David Bader on the Challenges of Linux Clusters
CIO Insight reporter Debra D’Agostino spoke with Dr. David A. Bader, a professor in the Electrical and Computer Engineering Department and researcher at the Center for High Performance Computing at the University of New Mexico, about the differences between Linux clusters and supercomputers, and the challenges CIOs can expect to face when evaluating the two strategies."
CIO Insight: Why are we seeing more and more companies choose Linux clusters rather than supercomputers?
Bader: Initially, the attractive part about Linux clusters was just the price vs. performance. Linux clusters are much cheaper to acquire than supercomputers. And with the Linux cluster, the OS essentially is free. You could buy PCs, commodity PCs, get a fast network and put it together. That’s why a lot of companies, big and small, moved toward Linux clusters, although most of the commercial vendors now are offering their own versions of Linux clusters.
And is the advantage to using a Linux cluster instead of a supercomputer still mainly a matter of cost?
Well, in addition, while a supercomputer traditionally would have perhaps a very well engineered system, the processor might be a generation out of date. Meanwhile, a Linux cluster typically looks like a collection of the fastest PCs you can currently buy. And so you may be getting a newer generation of processors or the current generation as opposed to a previous generation, and so you’re able to buy a commodity network. A supercomputer or a Linux cluster has maybe a three-year life span as it is, so the faster you can get [current] technology into place, the greater the competitive advantage. If you’re using a technology that’s a year or two out of date and your machine has only a three-year life span, that doesn’t make a lot of sense.
At this point, a Linux cluster and a supercomputer are probably very close to each other. In fact, Linux clusters are now some of the largest and fastest computers, and most of the traditional supercomputing companies, such as IBM and Sun, are modifying their operating systems so that they run Linux applications as well. Furthermore, in many of the large systems that are being delivered, the failure rate of nodes in a large Linux cluster is very similar to a supercomputer. So the distinctions between a Linux cluster and a supercomputer are really blurred at this point, and becoming more so by the day.
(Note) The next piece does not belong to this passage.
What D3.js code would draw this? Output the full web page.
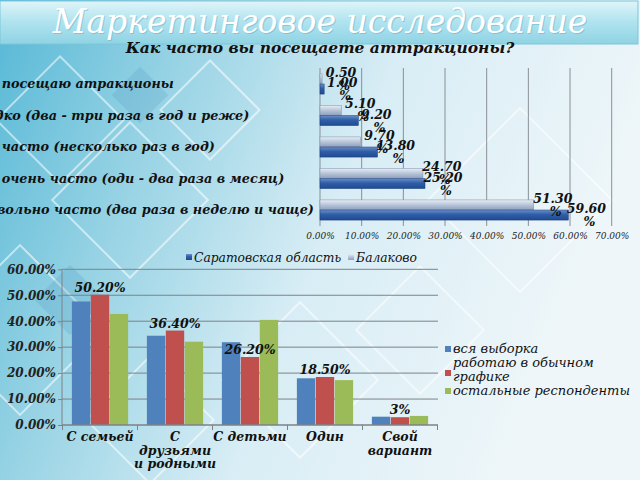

So is this the end of supercomputers?
While I think the two are blending together, at the high end, for instance, you may find you need a more tightly coupled machine or better architected machine to scale some problems to the larger sizes. And at the very high end you typically have data-intensive problems. You need to be able to have memory bandwidths on a very high scale that you may not find in commodity products.
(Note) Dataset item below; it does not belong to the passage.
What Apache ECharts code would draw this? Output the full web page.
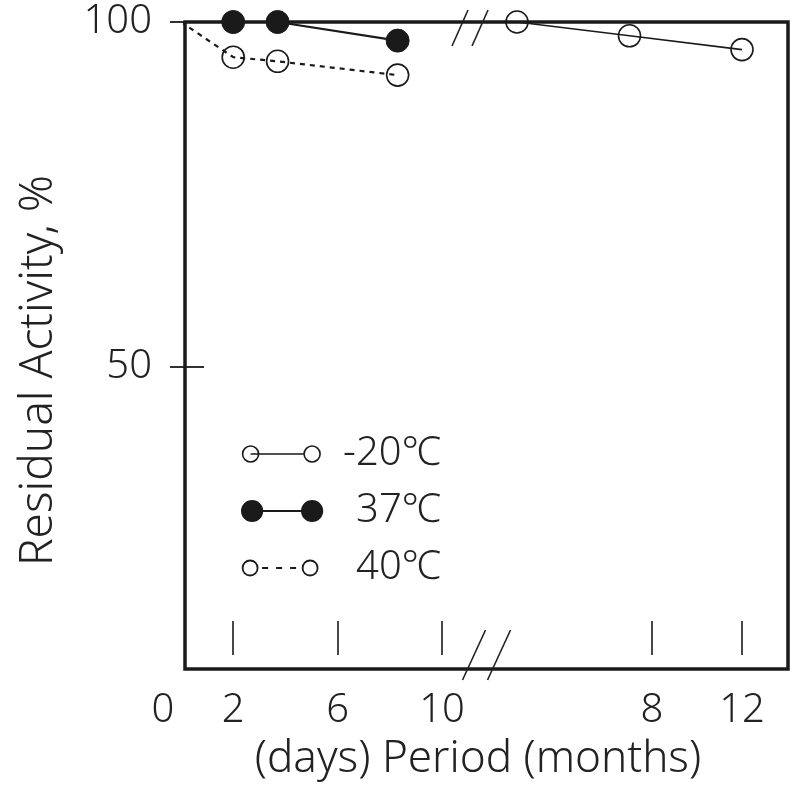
<!DOCTYPE html>
<html>
<head>
    <meta charset="utf-8">
    <title>Residual Activity vs Period</title>
    <script src="https://cdn.jsdelivr.net/npm/echarts@6/dist/echarts.min.js"></script>
</head>
<body style="margin:0;background:#fff;">
    <div id="chart" style="width: 800px;height:800px;"></div>
    <script type="text/javascript">
        // tick and label values
        var dayTicks = [2, 6, 10];
        var dayLabels = [0, 2, 6, 10];
        var monthTicks = [8, 12];
        var monthLabels = [8, 12];
        var yLabels = [50, 100];

        // -20℃ (months)
        var m20Months = [2, 7, 12];
        var m20Values = [100, 98, 96];
        // 37℃ (days)
        var c37Days = [2, 3.7, 8.3];
        var c37Values = [100, 100, 97.3];
        // 40℃ (days)
        var c40Days = [0, 2, 3.7, 8.3];
        var c40Values = [100, 94.9, 94.3, 92.3];

        // broken axis: months are drawn after the days, in day units
        var MONTH_OFFSET = 11.15;
        var MONTH_SCALE = 0.862;
        var breakAt = 11.38;
        function monthPos(m) { return MONTH_OFFSET + MONTH_SCALE * m; }

        // layout
        var PX0 = 181, PX_PER_DAY = 26.1;
        var leftA = 185, leftB = 168, rightEdge = 788;
        var yMin = 6.2, yMax = 100;
        var ink = '#1a1a1a';
        var font = "'Noto Sans', 'Noto Sans CJK JP', sans-serif";
        var thin = 300;

        var tickPos = dayTicks.concat(monthTicks.map(monthPos));
        var labelPos = dayLabels.concat(monthLabels.map(monthPos));
        var labelText = dayLabels.concat(monthLabels).map(String);

        function findLabel(v) {
            for (var i = 0; i < labelPos.length; i++) {
                if (Math.abs(labelPos[i] - v) < 1e-6) return labelText[i];
            }
            return '';
        }

        // legend icons (80 x 20 box)
        function ring(cx, r) {
            return 'M' + (cx - r) + ' 10 A' + r + ' ' + r + ' 0 1 1 ' + (cx + r) + ' 10 A' + r + ' ' + r + ' 0 1 1 ' + (cx - r) + ' 10 Z ';
        }
        var box = 'M0 0 M80 20 ';
        var iconM20 = 'path://' + box + ring(8.5, 8) + 'M8.5 10 L62 10 ' + ring(70, 8);
        var icon37 = 'path://' + box + ring(10, 10) + 'M20 10 L60 10 ' + ring(70, 10);
        var icon40 = 'path://' + box + ring(8, 7.5) + 'M20 10 L26 10 M34 10 L40 10 M48 10 L54 10 ' + ring(68, 7.5);

        var option = {
            animation: false,
            backgroundColor: '#fff',
            textStyle: { fontFamily: font, fontWeight: thin },
            grid: [
                { left: leftA, right: 800 - rightEdge, top: 22, bottom: 131, show: true,
                  borderColor: ink, borderWidth: 3.5, backgroundColor: 'transparent', outerBoundsMode: 'none' },
                { left: leftB, right: 800 - rightEdge, top: 72, bottom: 131, outerBoundsMode: 'none' }
            ],
            xAxis: [
                {
                    type: 'value', gridIndex: 0,
                    min: (leftA - PX0) / PX_PER_DAY, max: (rightEdge - PX0) / PX_PER_DAY,
                    offset: -14,
                    axisLine: { show: false },
                    axisTick: { show: true, inside: true, length: 34, customValues: tickPos,
                                lineStyle: { color: '#333', width: 1.8 } },
                    axisLabel: { show: false },
                    splitLine: { show: false }
                },
                {
                    type: 'value', gridIndex: 1,
                    min: (leftB - PX0) / PX_PER_DAY, max: (rightEdge - PX0) / PX_PER_DAY,
                    axisLine: { show: false },
                    axisTick: { show: false },
                    splitLine: { show: false },
                    axisLabel: {
                        customValues: labelPos, margin: 22, fontSize: 40, color: '#222',
                        fontFamily: font, fontWeight: thin,
                        formatter: function (v) {
                            var t = findLabel(v);
                            return t === '0' ? '{z|0}' : t;
                        },
                        rich: { z: { padding: [0, 36, 0, 0], fontSize: 40, color: '#222', fontFamily: font, fontWeight: thin } }
                    },
                    name: '(days) Period (months)', nameLocation: 'middle', nameGap: 68, nameMoveOverlap: false,
                    nameTextStyle: { fontSize: 44, color: '#222', fontFamily: font, fontWeight: thin }
                }
            ],
            yAxis: [
                {
                    type: 'value', gridIndex: 0, min: yMin, max: yMax,
                    axisLine: { show: false },
                    axisTick: { show: true, length: 15, customValues: yLabels, lineStyle: { color: ink, width: 1.8 } },
                    axisLabel: { customValues: yLabels, margin: 33, fontSize: 40, color: '#222', fontFamily: font, fontWeight: thin },
                    splitLine: { show: false }
                },
                {
                    type: 'value', gridIndex: 0, min: yMin, max: yMax, position: 'left',
                    axisLine: { show: false },
                    axisTick: { show: true, inside: true, length: 19, customValues: yLabels, lineStyle: { color: ink, width: 1.8 } },
                    axisLabel: { show: false },
                    splitLine: { show: false }
                },
                {
                    type: 'value', gridIndex: 1, min: 0, max: 1,
                    axisLine: { show: false }, axisTick: { show: false },
                    axisLabel: { show: false }, splitLine: { show: false },
                    name: 'Residual Activity, %', nameLocation: 'middle', nameGap: 106, nameMoveOverlap: false,
                    nameTextStyle: { fontSize: 46, color: '#222', fontFamily: font, fontWeight: thin }
                }
            ],
            legend: {
                orient: 'vertical', left: 236, top: 429,
                itemWidth: 104, itemHeight: 20, itemGap: 17,
                selectedMode: false,
                textStyle: { fontSize: 40, color: '#222', fontFamily: font, fontWeight: thin },
                data: [
                    { name: '-20℃', icon: iconM20,
                      itemStyle: { color: 'rgba(0,0,0,0)', borderColor: ink, borderWidth: 1.6 },
                      textStyle: { padding: [0, 0, 0, 4] } },
                    { name: '37℃', icon: icon37,
                      itemStyle: { color: ink, borderColor: ink, borderWidth: 2.2 },
                      textStyle: { padding: [0, 0, 0, 17] } },
                    { name: '40℃', icon: icon40,
                      itemStyle: { color: 'rgba(0,0,0,0)', borderColor: ink, borderWidth: 1.8 },
                      textStyle: { padding: [0, 0, 0, 17] } }
                ]
            },
            series: [
                {
                    name: '-20℃', type: 'line', xAxisIndex: 0, yAxisIndex: 0, clip: false, silent: true,
                    data: m20Months.map(function (m, i) { return [monthPos(m), m20Values[i]]; }),
                    symbol: 'circle', symbolSize: 22,
                    itemStyle: { color: 'rgba(0,0,0,0)', borderColor: ink, borderWidth: 1.6 },
                    lineStyle: { color: ink, width: 1.6 }
                },
                {
                    name: '37℃', type: 'line', xAxisIndex: 0, yAxisIndex: 0, clip: false, silent: true,
                    data: c37Days.map(function (d, i) { return [d, c37Values[i]]; }),
                    symbol: 'circle', symbolSize: 23,
                    itemStyle: { color: ink, borderColor: ink, borderWidth: 1 },
                    lineStyle: { color: ink, width: 2.2 }
                },
                {
                    name: '40℃', type: 'line', xAxisIndex: 0, yAxisIndex: 0, clip: false, silent: true,
                    data: c40Days.map(function (d, i) {
                        return i === 0 ? { value: [d, c40Values[i]], symbol: 'none' } : [d, c40Values[i]];
                    }),
                    symbol: 'circle', symbolSize: 22,
                    itemStyle: { color: 'rgba(0,0,0,0)', borderColor: ink, borderWidth: 1.6 },
                    lineStyle: { color: ink, width: 2.2, type: [5, 5] }
                },
                {
                    // axis break marks "//" on the top and bottom border
                    type: 'custom', xAxisIndex: 0, yAxisIndex: 0, clip: false, silent: true,
                    data: [[breakAt, yMax], [breakAt, yMin]],
                    renderItem: function (params, api) {
                        var p = api.coord([api.value(0), api.value(1)]);
                        var top = params.dataIndex === 0;
                        var dx = top ? -8 : 8.5, dy = top ? 6 : -14;
                        var w = top ? 8 : 11.5, h = top ? 18 : 25, gap = top ? 10 : 12.5;
                        return {
                            type: 'group',
                            children: [-gap, gap].map(function (o) {
                                return {
                                    type: 'line',
                                    shape: { x1: p[0] + dx + o - w, y1: p[1] + dy + h, x2: p[0] + dx + o + w, y2: p[1] + dy - h },
                                    style: { stroke: '#222', lineWidth: 1.6 }
                                };
                            })
                        };
                    }
                }
            ]
        };

        var chart = echarts.init(document.getElementById('chart'));
        chart.setOption(option);
    </script>
</body>
</html>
So while typical Linux clusters are often very good if you have tens or maybe hundreds of nodes, if you’re talking thousands of nodes or more, you may need a very sophisticated interconnection network, a modified operating system, a scalable scheduler to put the jobs onto the machine, and checkpoint restartability.
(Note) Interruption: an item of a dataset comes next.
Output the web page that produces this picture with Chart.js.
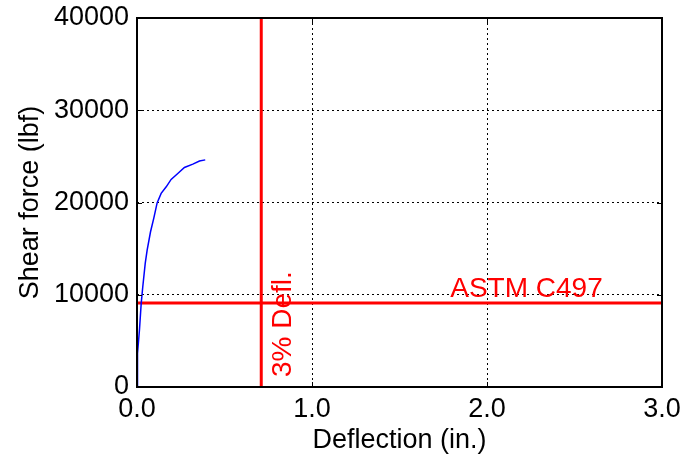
<!DOCTYPE html>
<html>
<head>
<meta charset="utf-8">
<script src="https://cdn.jsdelivr.net/npm/chart.js@4.4.1/dist/chart.umd.min.js"></script>
<style>
  html, body { margin: 0; padding: 0; background: #fff; }
  #wrap { width: 681px; height: 466px; position: relative; }
</style>
</head>
<body>
<div id="wrap"><canvas id="c" width="681" height="466"></canvas></div>
<script>
// Load–deflection curve of the specimen (deflection in inches, force in lbf)
const deflection = [0.0, 0.001, 0.005, 0.014, 0.024, 0.033, 0.047, 0.058, 0.077, 0.096, 0.115, 0.138, 0.167, 0.195, 0.233, 0.271, 0.319, 0.357, 0.390];
const shearForce = [0, 400, 3650, 6180, 9070, 10870, 13400, 14840, 16800, 18300, 19950, 20990, 21700, 22500, 23150, 23800, 24160, 24490, 24620];

// Reference limits
const defl3pct = 0.71;      // 3% deflection limit (in.)
const astmC497 = 9100;      // ASTM C497 required load (lbf)

const xTicks = [0, 1, 2, 3];
const yTicks = [0, 10000, 20000, 30000, 40000];

const FONT = "'Liberation Sans', Arial, sans-serif";

const curve = deflection.map((x, i) => ({ x, y: shearForce[i] }));

// Solid frame with inward tick marks, plus the two limit labels
const framePlugin = {
  id: 'frame',
  afterDatasetsDraw(chart) {
    const { ctx, chartArea: a, scales } = chart;
    ctx.save();
    ctx.fillStyle = '#ff0000';
    ctx.font = '28px ' + FONT;
    // label along the 3% deflection line
    ctx.save();
    ctx.translate(scales.x.getPixelForValue(defl3pct) + 8, a.bottom - 10);
    ctx.rotate(-Math.PI / 2);
    ctx.textAlign = 'left';
    ctx.textBaseline = 'top';
    ctx.fillText('3% Defl.', 0, 0);
    ctx.restore();
    // label above the ASTM line
    ctx.textAlign = 'left';
    ctx.textBaseline = 'alphabetic';
    ctx.fillText('ASTM C497', scales.x.getPixelForValue(1.79), scales.y.getPixelForValue(astmC497) - 6);
    // tick marks
    ctx.strokeStyle = '#000';
    ctx.lineWidth = 1;
    ctx.beginPath();
    xTicks.forEach(v => {
      const px = Math.round(scales.x.getPixelForValue(v)) + 0.5;
      ctx.moveTo(px, a.bottom); ctx.lineTo(px, a.bottom - 5);
      ctx.moveTo(px, a.top); ctx.lineTo(px, a.top + 5);
    });
    yTicks.forEach(v => {
      const py = Math.round(scales.y.getPixelForValue(v)) + 0.5;
      ctx.moveTo(a.left, py); ctx.lineTo(a.left + 5, py);
      ctx.moveTo(a.right, py); ctx.lineTo(a.right - 5, py);
    });
    ctx.stroke();
    // frame
    ctx.lineWidth = 2;
    ctx.strokeRect(a.left, a.top, a.right - a.left, a.bottom - a.top);
    ctx.restore();
  }
};

new Chart(document.getElementById('c'), {
  type: 'scatter',
  data: {
    datasets: [
      {
        data: curve,
        showLine: true,
        borderColor: '#0000ff',
        borderWidth: 1.5,
        pointRadius: 0,
        tension: 0
      },
      {
        data: [{ x: defl3pct, y: 0 }, { x: defl3pct, y: 40000 }],
        showLine: true,
        borderColor: '#ff0000',
        borderWidth: 3,
        pointRadius: 0
      },
      {
        data: [{ x: 0, y: astmC497 }, { x: 3, y: astmC497 }],
        showLine: true,
        borderColor: '#ff0000',
        borderWidth: 3,
        pointRadius: 0
      }
    ]
  },
  options: {
    responsive: false,
    animation: false,
    devicePixelRatio: 1,
    layout: { padding: { top: 18, right: 19, left: 0, bottom: 0 } },
    plugins: { legend: { display: false }, tooltip: { enabled: false } },
    scales: {
      x: {
        type: 'linear',
        min: 0, max: 3,
        afterBuildTicks: s => { s.ticks = xTicks.map(v => ({ value: v })); },
        afterFit: s => { s.height = 79; s.paddingLeft = 0; s.paddingRight = 0; },
        ticks: {
          color: '#000',
          font: { family: FONT, size: 27 },
          padding: 6,
          maxRotation: 0,
          callback: v => v.toFixed(1)
        },
        grid: { color: '#000', lineWidth: 1, drawTicks: false },
        border: { display: false, dash: [2, 3] },
        title: {
          display: true,
          text: 'Deflection (in.)',
          color: '#000',
          font: { family: FONT, size: 27 },
          padding: { top: 9, bottom: 9 }
        }
      },
      y: {
        type: 'linear',
        min: 0, max: 40000,
        afterBuildTicks: s => { s.ticks = yTicks.map(v => ({ value: v })); },
        afterFit: s => { s.width = 137; s.paddingTop = 0; s.paddingBottom = 0; },
        ticks: {
          color: '#000',
          font: { family: FONT, size: 27 },
          padding: 8,
          callback: v => String(v)
        },
        grid: { color: '#000', lineWidth: 1, drawTicks: false },
        border: { display: false, dash: [2, 3] },
        title: {
          display: true,
          text: 'Shear force (lbf)',
          color: '#000',
          font: { family: FONT, size: 27 },
          padding: { top: 14, bottom: 14 }
        }
      }
    }
  },
  plugins: [framePlugin]
});
</script>
</body>
</html>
What are some of the challenges facing CIOs who start looking to this technology?
They’re very similar to the challenges of acquiring a supercomputer. Machine rooms need to be upgraded—the cooling, the power requirements, etc. As you go to cheaper commodities, cheaper nodes and larger clusters, you’ll start requiring more power and more cooling. That’s one challenge.
Another concern is the total cost of ownership. As we have machines with lots and lots of nodes, big concerns include actually finding all the faults, making sure that everything is operating correctly, the system administration, making sure that versions are consistent across machines, security issues. While an academic or a group of enthusiasts can put together a Linux cluster themselves, really there’s a significant amount of effort that needs to take place to have a large installation. The operating system has some limitations, the networks, maintaining software across that many computers, and so forth. You need to be able to service faults in the machines, for instance; if one machine goes down, you have to be able to figure out which one it is and replace it. And if you have a long-running application, you don’t want that to hurt what you’re doing. You also need to be able to get your jobs running on the cluster. Your code has to be willing to take advantage of that and so forth.
Another challenge is that applications that normally would run on a PC, for instance, may not be straightforward on a cluster. If it’s a database application, chances are there’s a port to a multiprocessor system. But if you have an internal computation, you would have to find some way to make sure that it would work on a cluster. However, if you do have applications that already have implementations that could run in parallel, then it makes the computing even more accessible. Some of the machines today have orders of magnitude more computing power than what we had just three to five years ago. And so the amount of computation is just astonishing.